Farmer Focus: Farming is essential service in South Africa

Like many parts of the world, South Africa is in lockdown. In 2002, I had the privilege of witnessing a total solar eclipse in the bushveld region of South Africa. What I found fascinating about the experience was how the wildlife reacted.

It was 7:30am (sunrise at 5am), and there was a buzz of activity as the birds prepared to roost.

At the point of totality, it was quite dark and the bush was quiet – almost as if they were in lockdown.

A few minutes later, as the world became lighter, the birds woke up with their usual morning songs and continued with their day.

Our president announced on Monday that the 21-day shutdown would start on Thursday night. The next three days were a buzz of activity, similar to the birds preparing for the eclipse.

People felt the need to stockpile three weeks’ worth of food, toilet paper and alcohol (sales of the latter banned for the 21 days). I think most of the booze was drunk that weekend.

See also: Advice on growing peas to replace failed OSR crops

This got me thinking about what happens to the soil when we till it. We introduce oxygen into moist soil and the micro-organisms go ballistic for a few days.

They eat as much organic matter as they can, giving off carbon dioxide, until they run out of food, oxygen or moisture.

Then the soil goes into lockdown until it is turned again and the process repeats. With each iteration the soil releases more carbon dioxide into the atmosphere, ultimately putting yield into shutdown.
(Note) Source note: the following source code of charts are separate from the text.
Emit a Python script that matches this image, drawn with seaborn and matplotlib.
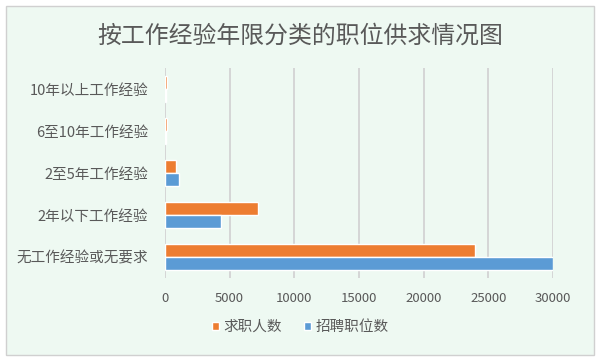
import numpy as np
import pandas as pd
import matplotlib
matplotlib.use("Agg")
import matplotlib.pyplot as plt
import seaborn as sb
from matplotlib.patches import Rectangle

# data (top to bottom)
categories = ["10年以上工作经验", "6至10年工作经验", "2至5年工作经验", "2年以下工作经验", "无工作经验或无要求"]
seekers = [120, 130, 830, 7170, 24000]      # 求职人数
positions = [80, 100, 1090, 4350, 30000]    # 招聘职位数
series_names = ["求职人数", "招聘职位数"]
x_ticks = [0, 5000, 10000, 15000, 20000, 25000, 30000]

sb.set_style("white")
plt.rcParams["font.family"] = ["Noto Sans CJK SC", "DejaVu Sans"]

t = pd.DataFrame({
    "类别": categories * 2,
    "数值": seekers + positions,
    "系列": [series_names[0]] * len(categories) + [series_names[1]] * len(categories),
})

fig = plt.figure(figsize=(6, 3.61), dpi=100, facecolor="white")
fig.patches.append(Rectangle((6 / 600, 1 - 355 / 361), 588 / 600, 349 / 361,
                             transform=fig.transFigure, facecolor="#EEF9F2",
                             edgecolor="#D0D0D0", linewidth=1, zorder=-10))

ax = fig.add_axes([165 / 600, 1 - 278 / 361, 388 / 600, 210 / 361])
ax.set_facecolor("none")

sb.barplot(data=t, y="类别", x="数值", hue="系列", order=categories,
           hue_order=series_names, palette=["#ED7D31", "#5B9BD5"],
           orient="h", width=0.63, gap=0, saturation=1, ax=ax)

ax.set_xlim(0, 30000)
ax.set_ylim(4.5, -0.5)
ax.set_xticks(x_ticks)
ax.set_xticklabels([str(v) for v in x_ticks], fontsize=9.5, color="#595959")
ax.tick_params(axis="y", labelsize=10.5, labelcolor="#595959", length=0, pad=12)
ax.tick_params(axis="x", length=0, pad=10)
ax.set_xlabel("")
ax.set_ylabel("")
ax.grid(axis="x", color="#D3D3D3", linewidth=1.3)
ax.set_axisbelow(True)
for s in ax.spines.values():
    s.set_visible(False)

h, l = ax.get_legend_handles_labels()
ax.get_legend().remove()
fig.legend(h, l, loc="center", bbox_to_anchor=(0.5, 1 - 327 / 361), ncol=2,
           frameon=False, handlelength=0.5, handleheight=0.5, handletextpad=0.3,
           columnspacing=1.5, prop={"size": 10.5}, labelcolor="#595959")

fig.text(0.5, 1 - 36 / 361, "按工作经验年限分类的职位供求情况图", ha="center", va="center",
         fontsize=17.2, color="#595959")

fig.savefig("out.png", dpi=100, facecolor="white")
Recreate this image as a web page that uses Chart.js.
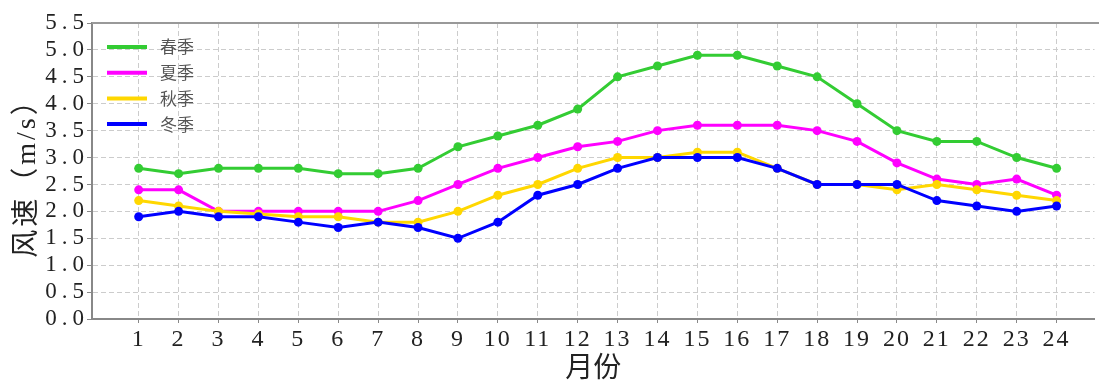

Fortunately farming is considered an essential service so we can continue with what we do best: feeding the nation.

We are harvesting our soya now and yields are pretty decent thanks to good late rains. We are moving into the dry winter season, but I don’t want life in my soil to stall. 

I aim to have a live root in the soil for as many months of the year as possible.

This live root will feed the soil microbiology and increase its organic matter. To achieve this I drill a cover crop mix directly behind the combine. 

During a solar eclipse one can see an irregular glow surrounding the darkened moon as it sits in front of the sun. This is known as the corona.

The darkness surrounding the coronavirus will also one day pass and we will continue with our lives.